Will you give the material below again, every line exactly as it is?
:: Dataset records
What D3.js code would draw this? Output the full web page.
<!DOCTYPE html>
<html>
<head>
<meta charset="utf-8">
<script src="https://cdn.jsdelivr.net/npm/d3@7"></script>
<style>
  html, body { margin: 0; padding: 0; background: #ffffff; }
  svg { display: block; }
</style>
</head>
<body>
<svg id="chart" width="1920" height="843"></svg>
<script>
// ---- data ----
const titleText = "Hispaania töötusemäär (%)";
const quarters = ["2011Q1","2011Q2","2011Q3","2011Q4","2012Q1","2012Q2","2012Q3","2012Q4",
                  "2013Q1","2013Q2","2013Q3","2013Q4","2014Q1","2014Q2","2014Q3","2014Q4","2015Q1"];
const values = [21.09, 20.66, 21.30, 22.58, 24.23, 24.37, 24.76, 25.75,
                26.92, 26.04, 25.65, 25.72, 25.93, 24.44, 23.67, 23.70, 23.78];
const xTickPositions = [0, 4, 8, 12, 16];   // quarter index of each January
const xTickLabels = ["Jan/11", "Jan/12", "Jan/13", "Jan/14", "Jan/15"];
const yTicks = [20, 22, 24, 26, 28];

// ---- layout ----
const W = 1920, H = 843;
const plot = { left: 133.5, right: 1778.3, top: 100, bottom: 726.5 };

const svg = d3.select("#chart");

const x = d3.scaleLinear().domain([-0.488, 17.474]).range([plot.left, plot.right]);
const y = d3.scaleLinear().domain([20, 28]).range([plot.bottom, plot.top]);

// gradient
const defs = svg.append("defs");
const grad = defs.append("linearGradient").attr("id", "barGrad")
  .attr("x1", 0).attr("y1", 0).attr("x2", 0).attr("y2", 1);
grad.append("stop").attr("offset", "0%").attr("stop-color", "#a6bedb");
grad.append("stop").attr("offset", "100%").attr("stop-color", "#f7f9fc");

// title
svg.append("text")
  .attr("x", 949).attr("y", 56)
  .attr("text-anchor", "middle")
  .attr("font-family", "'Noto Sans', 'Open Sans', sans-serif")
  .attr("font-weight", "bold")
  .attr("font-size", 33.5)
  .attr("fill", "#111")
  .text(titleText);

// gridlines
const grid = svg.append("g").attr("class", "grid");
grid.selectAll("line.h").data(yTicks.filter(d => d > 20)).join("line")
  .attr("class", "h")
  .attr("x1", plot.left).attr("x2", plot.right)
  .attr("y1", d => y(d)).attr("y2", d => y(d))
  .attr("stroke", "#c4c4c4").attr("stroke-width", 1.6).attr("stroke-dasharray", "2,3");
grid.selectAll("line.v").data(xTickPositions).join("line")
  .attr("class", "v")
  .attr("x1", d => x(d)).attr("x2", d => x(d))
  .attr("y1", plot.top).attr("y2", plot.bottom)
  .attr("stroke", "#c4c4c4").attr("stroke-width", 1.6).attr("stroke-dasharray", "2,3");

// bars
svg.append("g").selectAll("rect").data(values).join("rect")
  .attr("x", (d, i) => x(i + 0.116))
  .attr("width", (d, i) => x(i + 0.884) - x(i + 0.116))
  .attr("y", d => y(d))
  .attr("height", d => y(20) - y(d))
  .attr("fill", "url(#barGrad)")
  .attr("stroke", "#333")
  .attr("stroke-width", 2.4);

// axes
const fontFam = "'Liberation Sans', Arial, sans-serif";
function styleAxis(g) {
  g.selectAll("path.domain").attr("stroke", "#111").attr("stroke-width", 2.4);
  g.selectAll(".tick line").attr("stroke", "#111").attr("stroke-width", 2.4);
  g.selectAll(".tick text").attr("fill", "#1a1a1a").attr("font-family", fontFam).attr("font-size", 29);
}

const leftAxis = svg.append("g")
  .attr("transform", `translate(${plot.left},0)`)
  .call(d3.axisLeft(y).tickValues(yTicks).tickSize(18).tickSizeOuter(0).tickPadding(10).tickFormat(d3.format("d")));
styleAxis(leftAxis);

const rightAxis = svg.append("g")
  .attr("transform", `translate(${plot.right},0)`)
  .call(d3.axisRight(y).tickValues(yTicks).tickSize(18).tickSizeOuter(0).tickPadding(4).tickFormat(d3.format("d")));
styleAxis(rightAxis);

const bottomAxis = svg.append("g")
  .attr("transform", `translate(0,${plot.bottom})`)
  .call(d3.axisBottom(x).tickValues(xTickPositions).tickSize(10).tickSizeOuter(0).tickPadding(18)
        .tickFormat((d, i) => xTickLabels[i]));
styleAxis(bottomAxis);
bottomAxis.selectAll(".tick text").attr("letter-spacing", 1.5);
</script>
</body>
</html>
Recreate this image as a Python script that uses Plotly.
::::
■ Final answer
What D3.js code would draw this? Output the full web page.
<!DOCTYPE html>
<html>
<head>
<meta charset="utf-8">
<script src="https://cdn.jsdelivr.net/npm/d3@7"></script>
<style>
  html, body { margin: 0; padding: 0; background: #ffffff; }
  svg { display: block; }
</style>
</head>
<body>
<svg id="chart" width="1920" height="843"></svg>
<script>
// ---- data ----
const titleText = "Hispaania töötusemäär (%)";
const quarters = ["2011Q1","2011Q2","2011Q3","2011Q4","2012Q1","2012Q2","2012Q3","2012Q4",
                  "2013Q1","2013Q2","2013Q3","2013Q4","2014Q1","2014Q2","2014Q3","2014Q4","2015Q1"];
const values = [21.09, 20.66, 21.30, 22.58, 24.23, 24.37, 24.76, 25.75,
                26.92, 26.04, 25.65, 25.72, 25.93, 24.44, 23.67, 23.70, 23.78];
const xTickPositions = [0, 4, 8, 12, 16];   // quarter index of each January
const xTickLabels = ["Jan/11", "Jan/12", "Jan/13", "Jan/14", "Jan/15"];
const yTicks = [20, 22, 24, 26, 28];

// ---- layout ----
const W = 1920, H = 843;
const plot = { left: 133.5, right: 1778.3, top: 100, bottom: 726.5 };

const svg = d3.select("#chart");

const x = d3.scaleLinear().domain([-0.488, 17.474]).range([plot.left, plot.right]);
const y = d3.scaleLinear().domain([20, 28]).range([plot.bottom, plot.top]);

// gradient
const defs = svg.append("defs");
const grad = defs.append("linearGradient").attr("id", "barGrad")
  .attr("x1", 0).attr("y1", 0).attr("x2", 0).attr("y2", 1);
grad.append("stop").attr("offset", "0%").attr("stop-color", "#a6bedb");
grad.append("stop").attr("offset", "100%").attr("stop-color", "#f7f9fc");

// title
svg.append("text")
  .attr("x", 949).attr("y", 56)
  .attr("text-anchor", "middle")
  .attr("font-family", "'Noto Sans', 'Open Sans', sans-serif")
  .attr("font-weight", "bold")
  .attr("font-size", 33.5)
  .attr("fill", "#111")
  .text(titleText);

// gridlines
const grid = svg.append("g").attr("class", "grid");
grid.selectAll("line.h").data(yTicks.filter(d => d > 20)).join("line")
  .attr("class", "h")
  .attr("x1", plot.left).attr("x2", plot.right)
  .attr("y1", d => y(d)).attr("y2", d => y(d))
  .attr("stroke", "#c4c4c4").attr("stroke-width", 1.6).attr("stroke-dasharray", "2,3");
grid.selectAll("line.v").data(xTickPositions).join("line")
  .attr("class", "v")
  .attr("x1", d => x(d)).attr("x2", d => x(d))
  .attr("y1", plot.top).attr("y2", plot.bottom)
  .attr("stroke", "#c4c4c4").attr("stroke-width", 1.6).attr("stroke-dasharray", "2,3");

// bars
svg.append("g").selectAll("rect").data(values).join("rect")
  .attr("x", (d, i) => x(i + 0.116))
  .attr("width", (d, i) => x(i + 0.884) - x(i + 0.116))
  .attr("y", d => y(d))
  .attr("height", d => y(20) - y(d))
  .attr("fill", "url(#barGrad)")
  .attr("stroke", "#333")
  .attr("stroke-width", 2.4);

// axes
const fontFam = "'Liberation Sans', Arial, sans-serif";
function styleAxis(g) {
  g.selectAll("path.domain").attr("stroke", "#111").attr("stroke-width", 2.4);
  g.selectAll(".tick line").attr("stroke", "#111").attr("stroke-width", 2.4);
  g.selectAll(".tick text").attr("fill", "#1a1a1a").attr("font-family", fontFam).attr("font-size", 29);
}

const leftAxis = svg.append("g")
  .attr("transform", `translate(${plot.left},0)`)
  .call(d3.axisLeft(y).tickValues(yTicks).tickSize(18).tickSizeOuter(0).tickPadding(10).tickFormat(d3.format("d")));
styleAxis(leftAxis);

const rightAxis = svg.append("g")
  .attr("transform", `translate(${plot.right},0)`)
  .call(d3.axisRight(y).tickValues(yTicks).tickSize(18).tickSizeOuter(0).tickPadding(4).tickFormat(d3.format("d")));
styleAxis(rightAxis);

const bottomAxis = svg.append("g")
  .attr("transform", `translate(0,${plot.bottom})`)
  .call(d3.axisBottom(x).tickValues(xTickPositions).tickSize(10).tickSizeOuter(0).tickPadding(18)
        .tickFormat((d, i) => xTickLabels[i]));
styleAxis(bottomAxis);
bottomAxis.selectAll(".tick text").attr("letter-spacing", 1.5);
</script>
</body>
</html>
Recreate this image as a Python script that uses Plotly.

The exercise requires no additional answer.